Colorado Organizations Go Digital To Combat Extremism And Radicalization Online
Pro-Trump extremists who breached the U.S. Capitol were likely radicalized long before the insurrection on Jan. 6. Conspiracy, misinformation and the echo chamber of social media have all played a role in fueling these high-profile, dangerous events.
The impact of these extreme views isn’t limited to Washington D.C. or in-person meetings. Increasing numbers of people are falling prey to radicalization online known as the “alt-right pipeline.”
Dr. Luke Munn of Western Sydney University describes the pipeline as a system of right and far-right forums, social media posts and videos across multiple sites and platforms. They each nudge individuals to transition to political extremism over time without ever creating a sense they’re taking a major leap.
Colorado has been in the national spotlight for several high-profile shootings in the last decade. That led the Department of Homeland Security to team up with a University of Denver initiative to address hate crimes and extremism in the state.
The Colorado Resilience Collaborative has been working against violence caused by radicalization and discrimination in the state since 2017. Dr. Rachel Nielsen heads the program at the DU. She said the road to extremism often starts with a small problem.
“Bias motivated crimes, ideologically motivated crimes, and even school shooters all have the same trajectory of behavior,” Nielsen said. “They all start out with this personal angst. Then they decide who’s to blame. Then they choose a target and oftentimes they’ll find a human being, a group, some stuff online, or a religious text that backs what they already believe. Then they attack.”
Nielsen said white supremacists have become very savvy at recruitment efforts, navigating digital spaces and using of encrypted websites to meet virtually. While private companies can track user activities, the federal government cannot track that activity until given reason to do so.

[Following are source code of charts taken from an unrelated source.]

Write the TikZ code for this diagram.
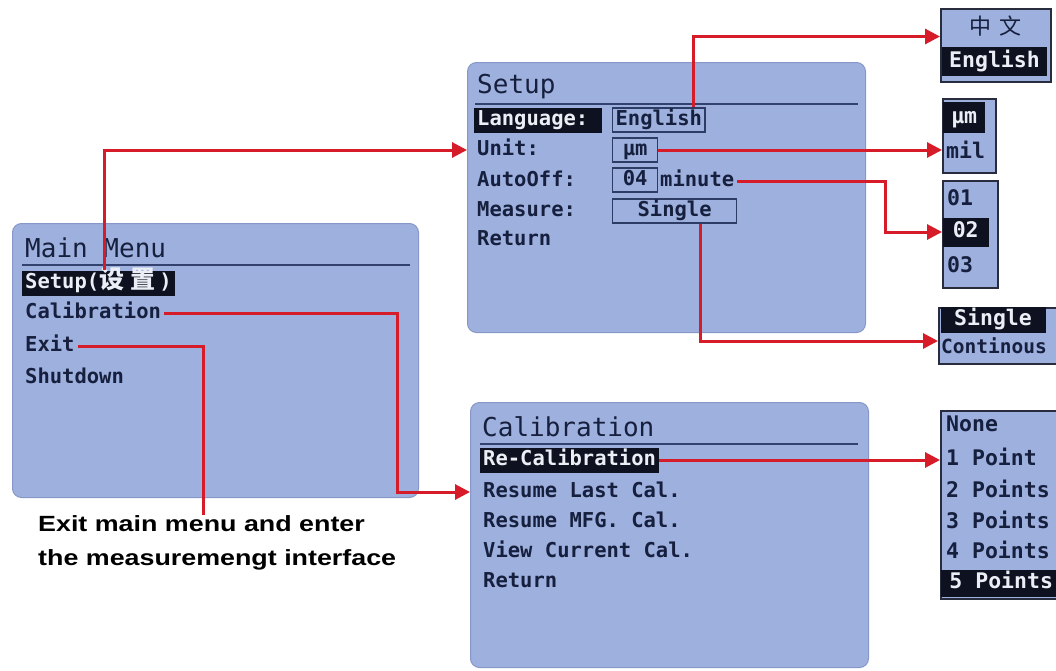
\documentclass[tikz,border=0pt]{standalone}
\usepackage{fontspec}
\usetikzlibrary{arrows.meta}
\newfontfamily\lcdfont{DejaVu Sans Mono}
\newfontfamily\cjk{Noto Sans CJK SC}
\newfontfamily\notefont[FakeStretch=1.22]{Liberation Sans}

\definecolor{panelfill}{RGB}{158,176,222}
\definecolor{paneledge}{RGB}{135,152,200}
\definecolor{lcdtext}{RGB}{22,32,62}
\definecolor{selfill}{RGB}{14,18,32}
\definecolor{seltext}{RGB}{235,238,245}
\definecolor{boxedge}{RGB}{45,60,100}
\definecolor{optedge}{RGB}{40,44,60}
\definecolor{linkred}{RGB}{214,28,40}
\definecolor{rulecolor}{RGB}{50,65,110}

\tikzset{
  panel/.style={draw=paneledge, line width=1pt, fill=panelfill, rounded corners=9pt,
    anchor=north west, inner sep=0pt},
  wintitle/.style={font=\lcdfont\fontsize{26}{30}\selectfont, text=lcdtext, anchor=west, inner sep=3pt},
  lcd/.style={font=\lcdfont\bfseries\fontsize{20.5}{24}\selectfont, text=lcdtext, anchor=west,
    inner xsep=3pt, inner ysep=3pt, text height=15pt, text depth=4pt},
  sel/.style={lcd, fill=selfill, text=seltext},
  valbox/.style={lcd, draw=boxedge, line width=1.2pt, inner ysep=2.5pt},
  optbox/.style={draw=optedge, line width=2pt, fill=panelfill, anchor=north west, inner sep=0pt},
  opt/.style={font=\lcdfont\bfseries\fontsize{21.5}{24}\selectfont, text=lcdtext, anchor=west,
    inner sep=2pt, text height=15pt, text depth=4pt},
  optsel/.style={opt, fill=selfill, text=seltext},
  titlerule/.style={draw=rulecolor, line width=1.3pt},
  link/.style={draw=linkred, line width=3pt, -{Triangle[length=15pt,width=15pt]}},
  linkend/.style={draw=linkred, line width=3pt}
}

\begin{document}
\begin{tikzpicture}[x=1pt,y=-1pt]
\useasboundingbox[fill=white] (0,0) rectangle (1056,670);

% windows
\node[panel, minimum width=406pt, minimum height=274pt] (mainwin) at (12,223) {};
\node[panel, minimum width=398pt, minimum height=270pt] (setupwin) at (467,62) {};
\node[panel, minimum width=398pt, minimum height=265pt] (calwin) at (470,402) {};

% main menu
\node[wintitle] (mtitle) at (22,248) {Main Menu};
\draw[titlerule] (22,265) -- (410,265);
\node[sel] (msetup) at (22,283) {Setup({\cjk\fontsize{25}{28}\selectfont 设\hspace{6pt}置\hspace{4pt}})};
\node[lcd] (mcal) at (22,313) {Calibration};
\node[lcd] (mexit) at (22,346) {Exit};
\node[lcd] (mshut) at (22,378) {Shutdown};

% setup window
\node[wintitle] (stitle) at (474,87) {Setup};
\draw[titlerule] (475,104) -- (858,104);
\node[sel, text width=122pt, align=left] (slang) at (474,120) {Language:};
\node[lcd] (sunit) at (474,150) {Unit:};
\node[lcd] (sauto) at (474,181) {AutoOff:};
\node[lcd] (smeas) at (474,211) {Measure:};
\node[lcd] (sret) at (474,240) {Return};
\node[valbox] (englbox) at (612,120) {English};
\node[valbox, minimum width=45pt] (unitbox) at (612,150) {µm};
\node[valbox, minimum width=45pt] (autobox) at (612,180) {04};
\node[lcd] (minute) at (657,181) {minute};
\node[valbox, minimum width=124pt] (measbox) at (612,211) {Single};

% calibration window
\node[wintitle] (ctitle) at (479,427) {Calibration};
\draw[titlerule] (480,444) -- (858,444);
\node[sel] (crecal) at (480,460) {Re-Calibration};
\node[lcd] (clast) at (480,492) {Resume Last Cal.};
\node[lcd] (cmfg) at (480,522) {Resume MFG. Cal.};
\node[lcd] (cview) at (480,552) {View Current Cal.};
\node[lcd] (cret) at (480,582) {Return};

% option lists
\node[optbox, minimum width=110pt, minimum height=73pt] (langopt) at (940,8) {};
\node[text=lcdtext, font=\cjk\fontsize{22}{24}\selectfont] (zh) at (995,26) {中\hspace{8pt}文};
\node[optsel, anchor=center, minimum width=105pt, minimum height=29pt] (en) at (994.5,61.5) {English};

\node[optbox, minimum width=53pt, minimum height=74pt] (unitopt) at (942,98) {};
\node[optsel, minimum width=42pt, minimum height=31pt] (oum) at (943,117.5) {µm};
\node[opt] (omil) at (944,153) {mil};

\node[optbox, minimum width=55pt, minimum height=107pt] (autoopt) at (942,180) {};
\node[opt] (o01) at (945,200) {01};
\node[optsel, minimum width=46pt, minimum height=29pt] (o02) at (942.5,232) {02};
\node[opt] (o03) at (945,267) {03};

\node[optbox, minimum width=125pt, minimum height=56pt] (measopt) at (938,307) {};
\node[optsel, anchor=center, minimum width=105pt, minimum height=26pt] (osingle) at (993,320) {Single};
\node[opt, font=\lcdfont\bfseries\fontsize{19.5}{24}\selectfont, inner sep=1pt] (ocont) at (940,348) {Continous};

\node[optbox, minimum width=125pt, minimum height=188pt] (ptopt) at (940,410) {};
\node[opt] (pnone) at (944,426) {None};
\node[opt] (p1) at (944,460) {1 Point};
\node[opt] (p2) at (944,492) {2 Points};
\node[opt] (p3) at (944,523) {3 Points};
\node[opt] (p4) at (944,553) {4 Points};
\node[optsel, minimum width=120pt, minimum height=27pt] (p5) at (941,583) {5 Points};

% note
\node[font=\notefont\bfseries\fontsize{22}{34}\selectfont, align=left, anchor=north west,
  inner sep=0pt, text=black] (exitnote) at (38,515) {Exit main menu and enter\\the measuremengt interface};

% connectors
\draw[link] ([xshift=6pt]msetup.north) |- (setupwin.west |- sunit);
\draw[link] ([xshift=-12pt]englbox.north east) |- ([yshift=9pt]langopt.west);
\draw[link] (unitbox.east) -- (unitbox.east -| unitopt.west);
\draw[link] (minute.east) -- ++(148,0) |- (autoopt.west |- o02);
\draw[link] ([xshift=26pt]measbox.south) |- ([yshift=-5pt]measopt.west);
\draw[link] (mcal.east) -- ++(233,0) |- (calwin.west |- clast);
\draw[linkend] (mexit.east) -| ([xshift=-14pt]exitnote.north);
\draw[link] (crecal.east) -- (crecal.east -| ptopt.west);
\end{tikzpicture}
\end{document}
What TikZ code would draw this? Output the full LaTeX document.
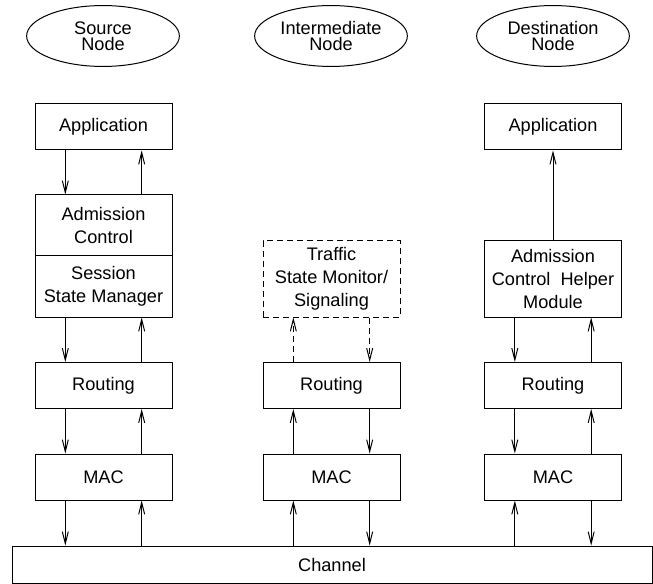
\documentclass[tikz,border=0pt]{standalone}
\usepackage{fontspec}
\setmainfont{Liberation Sans}
\usepackage{tikz}
\usetikzlibrary{calc}
\usetikzlibrary{arrows.meta}
\usetikzlibrary{shapes.geometric}
\tikzset{
    layer/.style={draw, line width=0.55pt, minimum width=75.35pt, minimum height=25.3pt,
                  inner sep=0pt, align=center, font=\fontsize{10}{12.5}\selectfont},
    halfbox/.style={minimum height=33.55pt},
    fullbox/.style={minimum height=41.8pt},
    host/.style={draw, ellipse, line width=0.55pt, minimum width=84pt, minimum height=33.5pt,
                 inner sep=0pt, align=center, font=\fontsize{10}{9}\selectfont},
    flow/.style={line width=0.55pt, -{Straight Barb[length=6.5pt,width=3.3pt]}},
    hint/.style={dash pattern=on 3.3pt off 2.2pt},
}

\begin{document}
\begin{tikzpicture}[x=0.55pt, y=-0.55pt]
            \useasboundingbox (0,0) rectangle (653,584);
            % Source Node
            \node[host]           (srchost) at (103.0,  36.0) {Source\\Node};
            \node[layer]          (srcapp)  at (103.5, 127.0) {Application};
            \node[layer, halfbox] (srcadm)  at (103.5, 225.5) {Admission\\Control};
            \node[layer, halfbox] (srcses)  at (103.5, 286.5) {Session\\State Manager};
            \node[layer]          (srcrout) at (103.5, 385.5) {Routing};
            \node[layer]          (srcmac)  at (103.5, 477.0) {MAC};
            % Intermediate Node
            \node[host]                 (inthost) at (331.0,  36.0) {Intermediate\\Node};
            \node[layer, fullbox, hint] (intsig)  at (331.5, 279.0) {Traffic\\State Monitor/\\Signaling};
            \node[layer]                (introut) at (331.5, 385.5) {Routing};
            \node[layer]                (intmac)  at (331.5, 477.0) {MAC};
            % Destination Node
            \node[host]           (dsthost) at (553.0,  36.0) {Destination\\Node};
            \node[layer]          (dstapp)  at (553.0, 127.0) {Application};
            \node[layer, fullbox] (dsthlp)  at (553.0, 279.0) {Admission\\Control~~Helper\\Module};
            \node[layer]          (dstrout) at (553.0, 385.5) {Routing};
            \node[layer]          (dstmac)  at (553.0, 477.0) {MAC};
            % Channel
            \node[layer, minimum width=352pt, minimum height=20.35pt] (chan) at (332.0, 564.5) {Channel};
            % Source stack
            \draw[flow] ([xshift=-21pt]srcapp.south)  -- ([xshift=-21pt]srcadm.north);
            \draw[flow] ([xshift= 21pt]srcadm.north)  -- ([xshift= 21pt]srcapp.south);
            \draw[flow] ([xshift=-21pt]srcses.south)  -- ([xshift=-21pt]srcrout.north);
            \draw[flow] ([xshift= 21pt]srcrout.north) -- ([xshift= 21pt]srcses.south);
            \draw[flow] ([xshift=-21pt]srcrout.south) -- ([xshift=-21pt]srcmac.north);
            \draw[flow] ([xshift= 21pt]srcmac.north)  -- ([xshift= 21pt]srcrout.south);
            \draw[flow] ([xshift=-21pt]srcmac.south)  -- ([xshift=-21pt]srcmac.south |- chan.north);
            \draw[flow] ([xshift= 21pt]srcmac.south |- chan.north) -- ([xshift= 21pt]srcmac.south);
            % Intermediate stack
            \draw[flow, hint] ([xshift=-21pt]introut.north) -- ([xshift=-21pt]intsig.south);
            \draw[flow, hint] ([xshift= 21pt]intsig.south)  -- ([xshift= 21pt]introut.north);
            \draw[flow] ([xshift=-21pt]intmac.north)  -- ([xshift=-21pt]introut.south);
            \draw[flow] ([xshift= 21pt]introut.south) -- ([xshift= 21pt]intmac.north);
            \draw[flow] ([xshift=-21pt]intmac.south |- chan.north) -- ([xshift=-21pt]intmac.south);
            \draw[flow] ([xshift= 21pt]intmac.south)  -- ([xshift= 21pt]intmac.south |- chan.north);
            % Destination stack
            \draw[flow] (dsthlp.north) -- (dstapp.south);
            \draw[flow] ([xshift=-21pt]dsthlp.south)  -- ([xshift=-21pt]dstrout.north);
            \draw[flow] ([xshift= 21pt]dstrout.north) -- ([xshift= 21pt]dsthlp.south);
            \draw[flow] ([xshift=-21pt]dstrout.south) -- ([xshift=-21pt]dstmac.north);
            \draw[flow] ([xshift= 21pt]dstmac.north)  -- ([xshift= 21pt]dstrout.south);
            \draw[flow] ([xshift=-21pt]dstmac.south |- chan.north) -- ([xshift=-21pt]dstmac.south);
            \draw[flow] ([xshift= 21pt]dstmac.south)  -- ([xshift= 21pt]dstmac.south |- chan.north);
\end{tikzpicture}
\end{document}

According to reports from Moonshot CVE, an international tech startup compiling data on digital extremist content, Colorado has one of the highest rates of extremist content searches per capita in the U.S. COVID-19 has led to increased social isolation and time online, which the CRC said can lead vulnerable people further down the road to violence.
Another organization monitoring local extremist activity and those in danger of radicalization is The Anti-Defamation League. The ADL H.E.A.T. (hate, extremism, anti-semitism and terrorism) map details that there were 179 incidents in Colorado between 2019 and 2020.
Jeremy Shaver, senior associate regional director for the ADL Mountain State Division, said they have been monitoring online chatter ahead of potential armed protests at the Colorado state Capitol.
“It’s important to note, we’re not seeing the same level of threat, and the same level of organizing for these upcoming events as we did with what led up to January 6th,” Shaver said. “If the past is any indication sometimes these things can accelerate quickly. As we get closer we need to continue to monitor and work with partners in law enforcement and the government and others.”
Shaver says part of what’s fueling anti-government and militia groups in Colorado is the changing demographics in the state. Over the last few years, new waves of immigration have become a flashpoint for extremist groups. Their rhetoric online builds on people’s anger and vulnerability around social and political issues.
While programs exist to prevent people from falling prey to digital extremist ideology, it can be difficult to spot in-person. Dr. Nielsen said thinly veiled threats and “jokes” about minorities often go unaddressed out of fear of being accused of overreacting.
For those looking to intervene, the CRC maintains a consultation hotline to help someone on a path to extremist violence. Most calls come from professionals working with youth and young adults, like case managers, therapists and teachers.
On a state level, anti-extremist organizations in the state are pushing for tighter hate crime legislation and improved police tracking for hate crimes. They’re also working with programs like Life After Hate, which facilitates online group therapy for former extremists, to pilot local interventions. Dr. Nielsen said the impact of extremist violence is something all Colordans need to stand against.
“Even if one ideology is one that you don’t care about, you have to fight targeted violence as a whole,” Nielsen said. “Maybe one assault is something that you as a citizen aren’t personally tied to, but the next one is going to be in your backyard. It’s going to have something to do with your family and your children. We can’t pick and choose.”